:: WRITTEN EXERCISE ::
Beginning with the first line, set down every line through the one containing "const AXIS = '#444444';", exactly as it appears, but not the pictures.

====== INFORMATION PROVIDED ======

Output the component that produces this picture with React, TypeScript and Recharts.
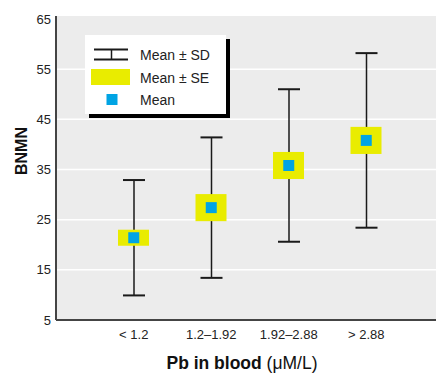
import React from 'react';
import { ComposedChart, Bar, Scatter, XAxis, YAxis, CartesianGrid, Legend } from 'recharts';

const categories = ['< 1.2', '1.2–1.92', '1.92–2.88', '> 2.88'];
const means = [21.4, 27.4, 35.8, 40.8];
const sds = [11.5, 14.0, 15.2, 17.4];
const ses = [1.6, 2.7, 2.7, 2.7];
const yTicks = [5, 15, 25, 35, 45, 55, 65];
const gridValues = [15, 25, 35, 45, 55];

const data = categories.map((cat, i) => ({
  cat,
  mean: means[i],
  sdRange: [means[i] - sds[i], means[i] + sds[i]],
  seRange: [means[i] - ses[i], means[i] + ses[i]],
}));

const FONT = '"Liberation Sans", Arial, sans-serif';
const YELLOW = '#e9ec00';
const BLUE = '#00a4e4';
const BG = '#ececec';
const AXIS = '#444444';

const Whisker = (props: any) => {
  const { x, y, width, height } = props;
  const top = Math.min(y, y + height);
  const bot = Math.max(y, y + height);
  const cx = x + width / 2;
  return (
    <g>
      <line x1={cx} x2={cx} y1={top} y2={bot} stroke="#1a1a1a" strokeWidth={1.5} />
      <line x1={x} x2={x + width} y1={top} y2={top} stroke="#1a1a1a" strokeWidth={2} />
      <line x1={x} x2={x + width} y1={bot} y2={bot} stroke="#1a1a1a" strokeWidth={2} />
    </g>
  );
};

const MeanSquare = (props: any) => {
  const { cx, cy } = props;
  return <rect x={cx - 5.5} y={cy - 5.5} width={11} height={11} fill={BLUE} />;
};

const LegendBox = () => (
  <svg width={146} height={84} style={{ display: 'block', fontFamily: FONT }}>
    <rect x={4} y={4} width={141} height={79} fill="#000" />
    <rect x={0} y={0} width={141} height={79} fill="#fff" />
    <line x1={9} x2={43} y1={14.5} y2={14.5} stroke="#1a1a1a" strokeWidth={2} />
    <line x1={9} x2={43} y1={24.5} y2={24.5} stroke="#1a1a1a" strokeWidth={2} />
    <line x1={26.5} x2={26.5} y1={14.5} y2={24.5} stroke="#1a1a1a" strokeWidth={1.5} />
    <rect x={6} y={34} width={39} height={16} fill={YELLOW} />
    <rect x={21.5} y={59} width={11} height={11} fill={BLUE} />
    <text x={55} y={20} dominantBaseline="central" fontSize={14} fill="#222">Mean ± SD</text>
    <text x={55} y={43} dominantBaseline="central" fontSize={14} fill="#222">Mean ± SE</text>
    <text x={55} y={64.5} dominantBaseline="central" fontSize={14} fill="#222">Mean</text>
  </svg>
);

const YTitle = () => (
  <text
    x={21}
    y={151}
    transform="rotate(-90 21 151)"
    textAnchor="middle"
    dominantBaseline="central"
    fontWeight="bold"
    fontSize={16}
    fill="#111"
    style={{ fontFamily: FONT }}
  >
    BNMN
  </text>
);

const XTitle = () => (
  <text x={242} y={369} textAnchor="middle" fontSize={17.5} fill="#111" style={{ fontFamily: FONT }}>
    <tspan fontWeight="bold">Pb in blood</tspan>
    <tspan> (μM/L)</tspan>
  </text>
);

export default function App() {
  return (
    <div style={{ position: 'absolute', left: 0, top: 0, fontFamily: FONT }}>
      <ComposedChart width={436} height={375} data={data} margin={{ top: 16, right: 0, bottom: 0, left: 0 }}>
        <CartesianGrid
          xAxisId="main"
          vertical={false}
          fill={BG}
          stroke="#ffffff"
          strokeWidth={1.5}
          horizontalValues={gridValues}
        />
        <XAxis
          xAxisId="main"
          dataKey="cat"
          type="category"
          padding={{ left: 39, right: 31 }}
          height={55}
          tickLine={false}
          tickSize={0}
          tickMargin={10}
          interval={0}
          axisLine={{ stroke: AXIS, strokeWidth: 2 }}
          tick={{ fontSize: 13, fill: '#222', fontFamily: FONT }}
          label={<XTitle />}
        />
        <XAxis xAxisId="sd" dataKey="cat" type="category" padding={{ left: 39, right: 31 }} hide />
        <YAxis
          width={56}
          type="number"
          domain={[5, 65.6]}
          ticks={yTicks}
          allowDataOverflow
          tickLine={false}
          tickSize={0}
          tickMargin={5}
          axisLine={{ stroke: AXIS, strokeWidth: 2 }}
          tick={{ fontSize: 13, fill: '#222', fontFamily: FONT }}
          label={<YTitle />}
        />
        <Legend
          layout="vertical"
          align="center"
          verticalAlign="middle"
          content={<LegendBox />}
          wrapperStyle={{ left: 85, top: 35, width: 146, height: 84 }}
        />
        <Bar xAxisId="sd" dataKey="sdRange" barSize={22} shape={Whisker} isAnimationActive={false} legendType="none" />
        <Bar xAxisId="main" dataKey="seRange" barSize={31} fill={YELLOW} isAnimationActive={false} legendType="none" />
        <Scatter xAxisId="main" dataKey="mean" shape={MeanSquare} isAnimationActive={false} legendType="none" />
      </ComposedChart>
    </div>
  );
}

======

:: RESULT OF THE TASK ::
Output the component that produces this picture with React, TypeScript and Recharts.
import React from 'react';
import { ComposedChart, Bar, Scatter, XAxis, YAxis, CartesianGrid, Legend } from 'recharts';

const categories = ['< 1.2', '1.2–1.92', '1.92–2.88', '> 2.88'];
const means = [21.4, 27.4, 35.8, 40.8];
const sds = [11.5, 14.0, 15.2, 17.4];
const ses = [1.6, 2.7, 2.7, 2.7];
const yTicks = [5, 15, 25, 35, 45, 55, 65];
const gridValues = [15, 25, 35, 45, 55];

const data = categories.map((cat, i) => ({
  cat,
  mean: means[i],
  sdRange: [means[i] - sds[i], means[i] + sds[i]],
  seRange: [means[i] - ses[i], means[i] + ses[i]],
}));

const FONT = '"Liberation Sans", Arial, sans-serif';
const YELLOW = '#e9ec00';
const BLUE = '#00a4e4';
const BG = '#ececec';
const AXIS = '#444444';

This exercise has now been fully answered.